Eh, yeah. That is a fair concern. I'd rather allow for as many modifications to occur as possible. I think I prefer sorting now, especially since this latest diff doesn't have a StringMap
I think we can get the best of both worlds actually. You pointed that people won't make changes to symbol bindings or symbol order. When these things do change they likely won't change very much. Well lots of sorting algorithms are linear under these conditions. So we just need to use a sorting algorithm that takes advantage of this. Unfortunately there don't seem to be any ready implementations of such algorithms in the standard library or in llvm. This diff:
The primary reason for the StringMap before was so that when handling relocations we could look up symbol indexes (see here: https://reviews.llvm.org/D36554). Strings seemed like a better option because I thought symbol names were unique. Symbol names, unlike symbol indexes, will not change on strip operations so strings seemed like better identifiers than indexes. James pointed out however that symbol names are not necessarily unique so we can't do that. So we need another way to look up indexes of the finalized symbols. If we agree that before modification of the symbol table that symbol indexes agree with original symbol indexes then we can look up pointers to symbols very quickly. For relocation sections rather than storing a symbol name we can store a pointer to the symbol. When removing symbols we will not remove symbols one by one but instead remove a whole bunch of symbols all at once. When we do this we can reassign new Index values to each symbol so that the internal symbol index (not the original index) stays consistent with the vector the symbols are being stored in. This means that if Sym is returned by the getSymbolByIndex method that Sym->Index will agree with the index passed to getSymbolByIndex. This reassignment of indexes won't affect relocations since relocations will grab pointers to the symbols during construction before any modification has occured. Comment Actions To clarify, because I may have missed it, but are we deferring sorting for now, to a later change when it becomes important? I don't see where it's happening currently!

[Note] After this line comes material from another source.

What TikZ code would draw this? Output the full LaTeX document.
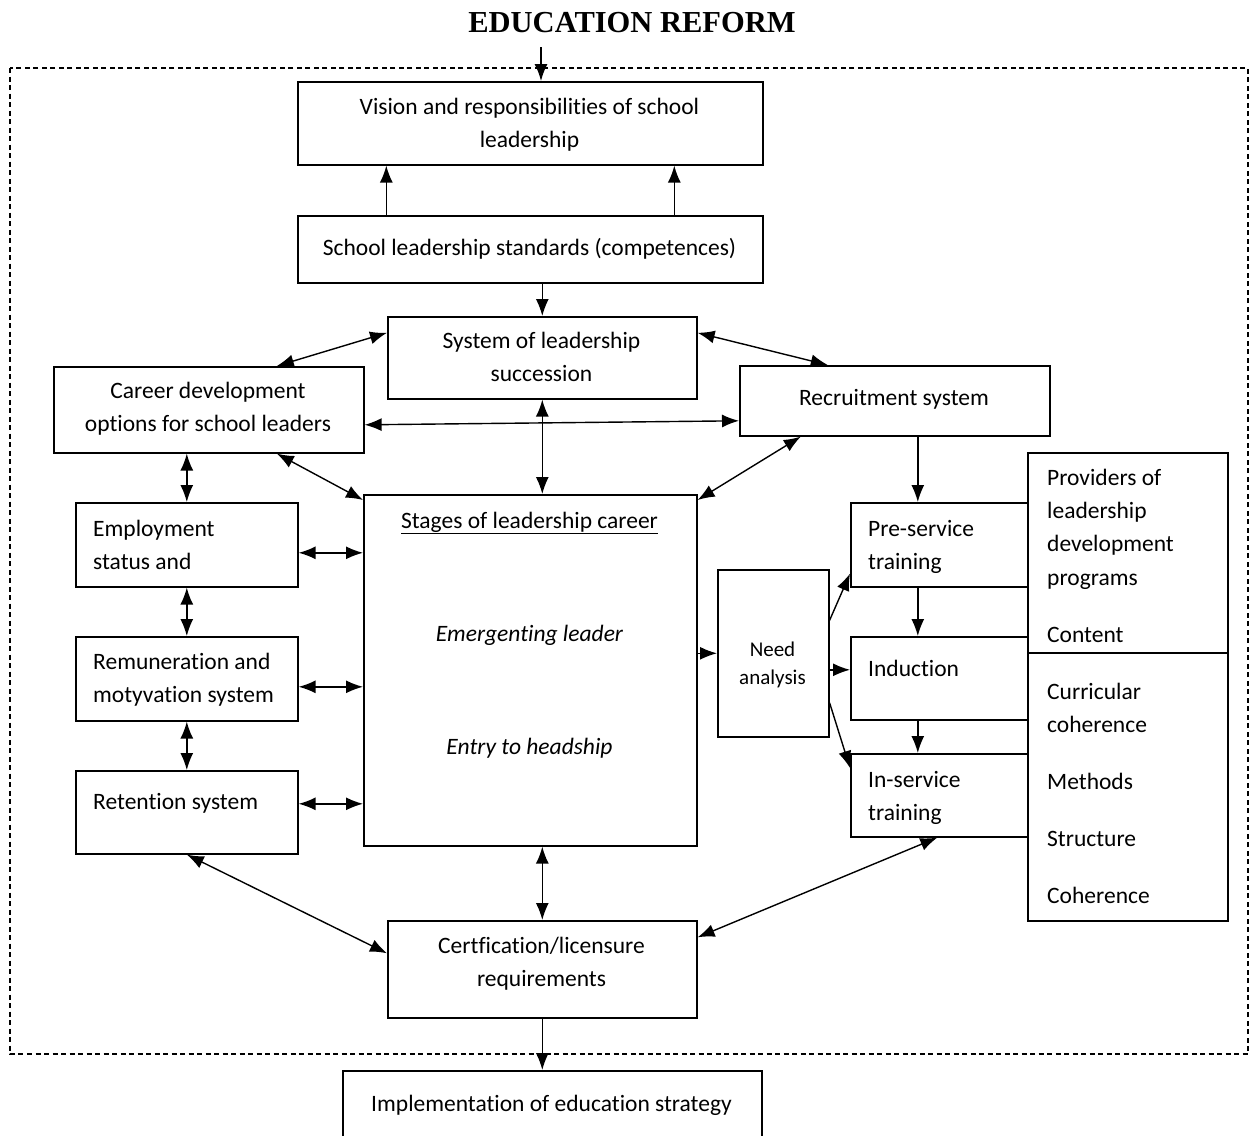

Comment Actions It's not currently happening. I figured once it's clear how symbols are being altered we can add the sorting algorithm. I'll add it now if you'd like, it just seemed like it's unnecessary right now. Your call.
Comment Actions Nope, I'm happy with it being added later. No point in adding unnecessary code at this point for the sake of it. I realised that there's another case that you need to add support for either now or later, namely symbols with section indexes of SHN_COMMON or SHN_ABS, as these don't refer to actual sections. I'm happy for this to be a later change though. Assuming you do this in a subsequent change, this gets a LGTM from me.
|
For completeness, please check that there are no more symbols by checking the end of the symbol table has been reached.